In January 1802, he makes his move against Saint-Dominique.  

He sends his brother-in-law, General Charles Leclerc and a force of 20,000 troops to the island, along with an assurance to Toussaint that his intentions are entirely peaceful. But hostilities quickly break out, and Toussaint’s forces fight back ferociously.  

The battles continue until May 6, 1802, when Toussaint meets with Leclerc and works out an apparent cease-fire agreement. But Toussaint’s subordinate, Dessalines, turns on him, and he is put under arrest by Leclerc. His response includes this warning to France:  

In overthrowing me you have cut down in Saint Domingue only the trunk of the tree of liberty; it will spring up again from the roots, for they are numerous and they are deep

Toussaint – known by now as “the black Napoleon” – is put on a ship back to France and imprisoned once there. He is subjected to harsh treatment and dies in short order, on April 7, 1803.

But the black nation he has created on Saint Domingue lives on after him. 

Resistance to the French now falls on Dessalines’ shoulders. Its intensity is flamed by the dual threats of white revenge and a return to slavery for the blacks. Dessalines is also aided by an outbreak of yellow fever that kills Leclerc and decimates the French ranks. 

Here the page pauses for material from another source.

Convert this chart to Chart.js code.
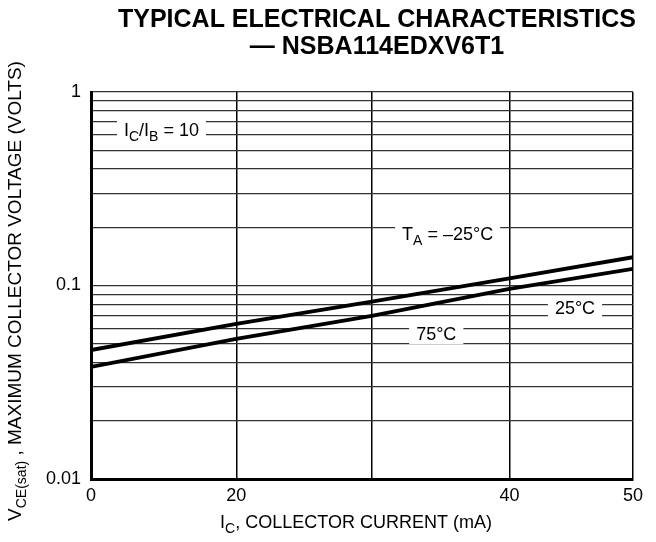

After a significant loss at the Battle of Vertieres on November 18, 1803, the French decide to put their remaining 7,000 soldiers back on ships heading home.  

Napoleon has had enough for the moment in the Americas, and refocuses all of his energy and resources against a planned invasion of Britain.  

Meanwhile Dessalines names himself Emperor of Saint-Domingue and oversees a bloodbath that wipes out all white plantation owners who do not swear allegiance to his rule. His reign is, however, fleeting, and rival black factions assassinate him in 1806, and break the country into the Kingdom of Haiti to the north and a republic to the south – both headed by blacks.  

Given these unsettled conditions, along with fears expressed by American slave owners, Jefferson refuses to grant formal recognition to Saint-Dominigue. The former French colony does, however, manage to retain its independence over time, and makes Haiti the oldest republic run by blacks in the western hemisphere.